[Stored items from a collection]
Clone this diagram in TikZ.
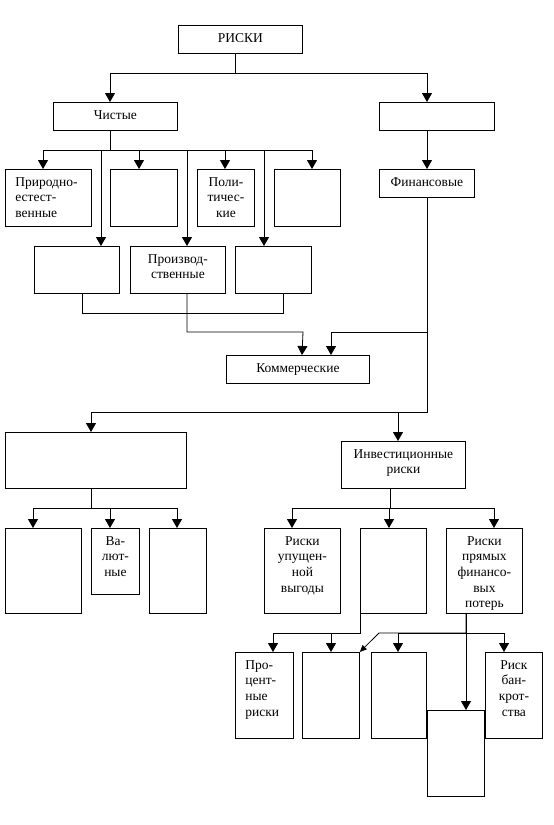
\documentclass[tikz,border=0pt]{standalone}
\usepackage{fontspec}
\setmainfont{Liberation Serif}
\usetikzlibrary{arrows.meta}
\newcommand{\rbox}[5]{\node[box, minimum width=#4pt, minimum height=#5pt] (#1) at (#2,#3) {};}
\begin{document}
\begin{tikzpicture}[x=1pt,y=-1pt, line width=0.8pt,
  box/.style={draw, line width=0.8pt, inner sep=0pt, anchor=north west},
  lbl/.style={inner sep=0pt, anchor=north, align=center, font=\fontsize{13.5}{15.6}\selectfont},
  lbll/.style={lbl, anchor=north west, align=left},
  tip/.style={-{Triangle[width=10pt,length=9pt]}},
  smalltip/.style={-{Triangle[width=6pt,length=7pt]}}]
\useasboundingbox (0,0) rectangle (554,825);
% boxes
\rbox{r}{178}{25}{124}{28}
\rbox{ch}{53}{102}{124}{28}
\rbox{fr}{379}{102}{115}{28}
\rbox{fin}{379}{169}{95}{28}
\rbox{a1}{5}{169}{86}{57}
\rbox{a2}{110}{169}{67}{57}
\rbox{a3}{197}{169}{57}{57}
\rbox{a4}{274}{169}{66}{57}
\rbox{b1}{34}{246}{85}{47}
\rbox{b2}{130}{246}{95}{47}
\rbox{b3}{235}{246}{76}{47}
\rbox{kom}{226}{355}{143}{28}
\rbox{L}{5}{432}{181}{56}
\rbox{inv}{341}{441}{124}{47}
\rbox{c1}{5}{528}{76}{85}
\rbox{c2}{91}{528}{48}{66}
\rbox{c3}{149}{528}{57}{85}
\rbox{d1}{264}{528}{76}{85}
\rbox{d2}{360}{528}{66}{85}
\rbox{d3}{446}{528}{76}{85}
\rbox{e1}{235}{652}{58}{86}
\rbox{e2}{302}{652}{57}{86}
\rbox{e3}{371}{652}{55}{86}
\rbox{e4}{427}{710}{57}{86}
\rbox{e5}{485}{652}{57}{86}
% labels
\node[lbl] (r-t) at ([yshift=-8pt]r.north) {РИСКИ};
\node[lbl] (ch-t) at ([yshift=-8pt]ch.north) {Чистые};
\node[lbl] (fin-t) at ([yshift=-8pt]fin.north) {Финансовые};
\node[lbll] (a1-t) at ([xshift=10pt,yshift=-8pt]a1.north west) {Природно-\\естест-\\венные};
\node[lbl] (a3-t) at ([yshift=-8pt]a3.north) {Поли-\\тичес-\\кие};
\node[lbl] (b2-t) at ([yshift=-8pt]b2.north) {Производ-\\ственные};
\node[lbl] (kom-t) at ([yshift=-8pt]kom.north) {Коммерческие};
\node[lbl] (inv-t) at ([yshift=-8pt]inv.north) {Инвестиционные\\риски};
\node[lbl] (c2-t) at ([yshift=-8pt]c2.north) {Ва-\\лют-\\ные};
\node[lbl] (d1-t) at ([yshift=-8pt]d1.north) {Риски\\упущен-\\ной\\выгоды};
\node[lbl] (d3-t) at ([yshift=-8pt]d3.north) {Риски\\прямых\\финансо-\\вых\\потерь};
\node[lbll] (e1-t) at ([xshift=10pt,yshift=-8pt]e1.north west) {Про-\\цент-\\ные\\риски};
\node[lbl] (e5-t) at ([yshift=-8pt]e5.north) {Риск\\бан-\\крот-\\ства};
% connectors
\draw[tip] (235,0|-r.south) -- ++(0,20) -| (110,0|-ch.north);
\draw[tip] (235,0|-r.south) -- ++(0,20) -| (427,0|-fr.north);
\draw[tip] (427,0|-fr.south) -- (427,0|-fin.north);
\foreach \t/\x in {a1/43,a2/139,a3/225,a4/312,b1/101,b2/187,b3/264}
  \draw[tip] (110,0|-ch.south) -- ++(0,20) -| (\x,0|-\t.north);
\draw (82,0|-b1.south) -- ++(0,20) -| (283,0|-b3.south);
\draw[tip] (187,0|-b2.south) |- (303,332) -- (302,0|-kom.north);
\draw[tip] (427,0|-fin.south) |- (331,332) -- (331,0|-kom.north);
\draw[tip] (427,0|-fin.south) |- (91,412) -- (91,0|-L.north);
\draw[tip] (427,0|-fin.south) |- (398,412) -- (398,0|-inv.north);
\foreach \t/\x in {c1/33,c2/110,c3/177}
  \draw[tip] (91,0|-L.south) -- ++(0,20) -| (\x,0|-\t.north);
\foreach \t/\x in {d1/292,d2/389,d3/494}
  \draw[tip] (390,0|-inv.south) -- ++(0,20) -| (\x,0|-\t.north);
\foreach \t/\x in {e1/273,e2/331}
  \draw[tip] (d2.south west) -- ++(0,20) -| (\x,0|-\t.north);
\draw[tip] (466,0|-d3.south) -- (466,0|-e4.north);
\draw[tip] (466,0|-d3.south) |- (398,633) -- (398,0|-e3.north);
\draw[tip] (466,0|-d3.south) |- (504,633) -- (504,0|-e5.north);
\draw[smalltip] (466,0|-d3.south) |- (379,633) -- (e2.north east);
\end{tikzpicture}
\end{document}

==

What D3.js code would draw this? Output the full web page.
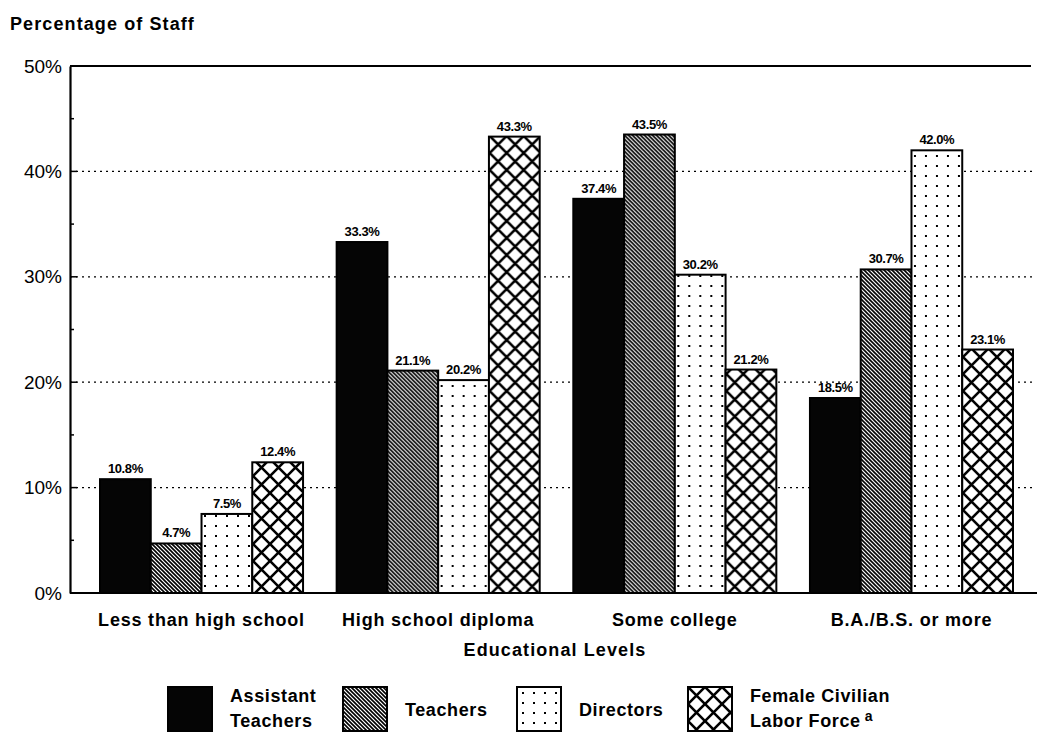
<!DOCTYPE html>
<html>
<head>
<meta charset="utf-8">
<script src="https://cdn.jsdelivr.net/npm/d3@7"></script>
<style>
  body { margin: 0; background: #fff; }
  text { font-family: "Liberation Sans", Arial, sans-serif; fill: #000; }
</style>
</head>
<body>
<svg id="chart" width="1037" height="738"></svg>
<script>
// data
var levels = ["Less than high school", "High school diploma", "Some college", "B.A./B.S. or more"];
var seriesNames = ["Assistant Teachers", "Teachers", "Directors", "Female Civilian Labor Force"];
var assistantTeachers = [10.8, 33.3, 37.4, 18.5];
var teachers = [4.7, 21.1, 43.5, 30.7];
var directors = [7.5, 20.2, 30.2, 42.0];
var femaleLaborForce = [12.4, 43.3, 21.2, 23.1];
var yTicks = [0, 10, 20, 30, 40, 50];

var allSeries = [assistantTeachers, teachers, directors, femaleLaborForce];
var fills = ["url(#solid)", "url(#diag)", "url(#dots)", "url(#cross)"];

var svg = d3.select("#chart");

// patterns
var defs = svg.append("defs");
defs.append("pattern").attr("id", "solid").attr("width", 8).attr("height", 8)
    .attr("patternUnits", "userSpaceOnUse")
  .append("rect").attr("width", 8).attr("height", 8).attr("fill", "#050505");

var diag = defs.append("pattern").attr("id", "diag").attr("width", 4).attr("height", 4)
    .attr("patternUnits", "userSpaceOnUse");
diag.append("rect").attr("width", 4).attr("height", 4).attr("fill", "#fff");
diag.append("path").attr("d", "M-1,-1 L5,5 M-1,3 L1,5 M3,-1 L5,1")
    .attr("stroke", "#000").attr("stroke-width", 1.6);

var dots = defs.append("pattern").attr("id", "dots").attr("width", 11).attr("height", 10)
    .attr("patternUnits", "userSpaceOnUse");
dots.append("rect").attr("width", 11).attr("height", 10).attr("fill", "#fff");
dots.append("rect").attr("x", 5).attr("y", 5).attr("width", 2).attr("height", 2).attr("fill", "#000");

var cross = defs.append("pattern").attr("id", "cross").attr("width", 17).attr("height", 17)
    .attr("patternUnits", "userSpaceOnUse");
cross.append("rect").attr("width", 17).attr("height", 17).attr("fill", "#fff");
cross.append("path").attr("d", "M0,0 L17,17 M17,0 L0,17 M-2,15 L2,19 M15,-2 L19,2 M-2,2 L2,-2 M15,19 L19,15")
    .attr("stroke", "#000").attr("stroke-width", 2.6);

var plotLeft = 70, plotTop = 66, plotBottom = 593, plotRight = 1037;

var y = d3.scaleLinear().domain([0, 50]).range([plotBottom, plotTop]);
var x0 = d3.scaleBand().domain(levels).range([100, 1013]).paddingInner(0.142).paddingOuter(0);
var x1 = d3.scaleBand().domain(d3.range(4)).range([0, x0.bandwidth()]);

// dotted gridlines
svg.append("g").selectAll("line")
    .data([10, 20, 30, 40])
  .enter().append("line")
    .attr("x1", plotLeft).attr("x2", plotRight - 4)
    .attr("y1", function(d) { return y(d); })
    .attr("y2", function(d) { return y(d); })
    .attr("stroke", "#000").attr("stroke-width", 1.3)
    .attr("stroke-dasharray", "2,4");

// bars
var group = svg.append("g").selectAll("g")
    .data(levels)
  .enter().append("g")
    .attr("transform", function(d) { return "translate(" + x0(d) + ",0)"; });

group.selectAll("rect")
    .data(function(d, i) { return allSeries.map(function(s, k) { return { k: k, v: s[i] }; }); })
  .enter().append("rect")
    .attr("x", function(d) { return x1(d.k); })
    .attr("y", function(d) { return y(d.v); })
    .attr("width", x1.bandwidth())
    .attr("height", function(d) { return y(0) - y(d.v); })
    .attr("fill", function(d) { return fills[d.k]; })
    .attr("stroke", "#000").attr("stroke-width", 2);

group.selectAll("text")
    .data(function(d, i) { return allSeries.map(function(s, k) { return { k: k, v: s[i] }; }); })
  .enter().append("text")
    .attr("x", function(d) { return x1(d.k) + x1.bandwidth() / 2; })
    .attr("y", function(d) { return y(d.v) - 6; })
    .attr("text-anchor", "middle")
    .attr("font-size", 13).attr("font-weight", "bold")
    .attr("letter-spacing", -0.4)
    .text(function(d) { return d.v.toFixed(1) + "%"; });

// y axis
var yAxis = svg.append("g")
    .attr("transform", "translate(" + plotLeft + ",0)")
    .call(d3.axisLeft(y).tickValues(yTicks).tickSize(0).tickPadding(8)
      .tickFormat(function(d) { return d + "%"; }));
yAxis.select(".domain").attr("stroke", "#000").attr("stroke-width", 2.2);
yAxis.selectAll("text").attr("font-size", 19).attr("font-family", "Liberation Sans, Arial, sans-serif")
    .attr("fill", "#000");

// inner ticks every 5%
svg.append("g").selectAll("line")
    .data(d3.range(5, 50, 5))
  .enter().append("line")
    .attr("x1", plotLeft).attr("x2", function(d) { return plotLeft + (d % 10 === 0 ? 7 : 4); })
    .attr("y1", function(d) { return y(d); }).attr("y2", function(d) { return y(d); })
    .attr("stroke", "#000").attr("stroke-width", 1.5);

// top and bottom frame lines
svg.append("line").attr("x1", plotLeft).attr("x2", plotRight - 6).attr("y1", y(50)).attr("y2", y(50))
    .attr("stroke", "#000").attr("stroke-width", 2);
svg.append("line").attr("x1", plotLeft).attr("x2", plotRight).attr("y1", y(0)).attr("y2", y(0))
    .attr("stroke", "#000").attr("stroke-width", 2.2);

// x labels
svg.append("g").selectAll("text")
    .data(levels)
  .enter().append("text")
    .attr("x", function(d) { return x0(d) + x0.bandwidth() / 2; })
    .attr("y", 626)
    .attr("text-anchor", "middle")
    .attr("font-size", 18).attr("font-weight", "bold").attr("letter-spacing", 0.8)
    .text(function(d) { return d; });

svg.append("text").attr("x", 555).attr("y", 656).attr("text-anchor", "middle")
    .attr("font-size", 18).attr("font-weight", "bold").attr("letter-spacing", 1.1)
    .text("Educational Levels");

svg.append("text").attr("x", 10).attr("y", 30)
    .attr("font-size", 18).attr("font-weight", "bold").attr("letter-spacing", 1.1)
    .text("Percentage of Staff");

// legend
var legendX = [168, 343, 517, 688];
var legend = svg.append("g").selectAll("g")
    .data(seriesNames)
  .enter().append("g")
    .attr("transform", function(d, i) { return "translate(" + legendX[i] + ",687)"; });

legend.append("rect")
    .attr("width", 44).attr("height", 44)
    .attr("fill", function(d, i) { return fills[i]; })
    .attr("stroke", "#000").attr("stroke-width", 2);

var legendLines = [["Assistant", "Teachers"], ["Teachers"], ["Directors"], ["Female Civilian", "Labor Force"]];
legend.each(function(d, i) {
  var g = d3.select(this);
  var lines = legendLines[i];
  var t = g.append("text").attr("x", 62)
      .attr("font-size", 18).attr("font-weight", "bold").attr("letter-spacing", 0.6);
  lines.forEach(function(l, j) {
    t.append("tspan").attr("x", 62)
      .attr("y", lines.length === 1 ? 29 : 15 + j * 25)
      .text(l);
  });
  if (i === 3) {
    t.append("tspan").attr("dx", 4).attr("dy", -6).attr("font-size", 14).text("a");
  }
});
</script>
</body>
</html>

> Exercise brief
Only the number is wanted: how many lines in the data include the word "this"?

> Solution to the problem
3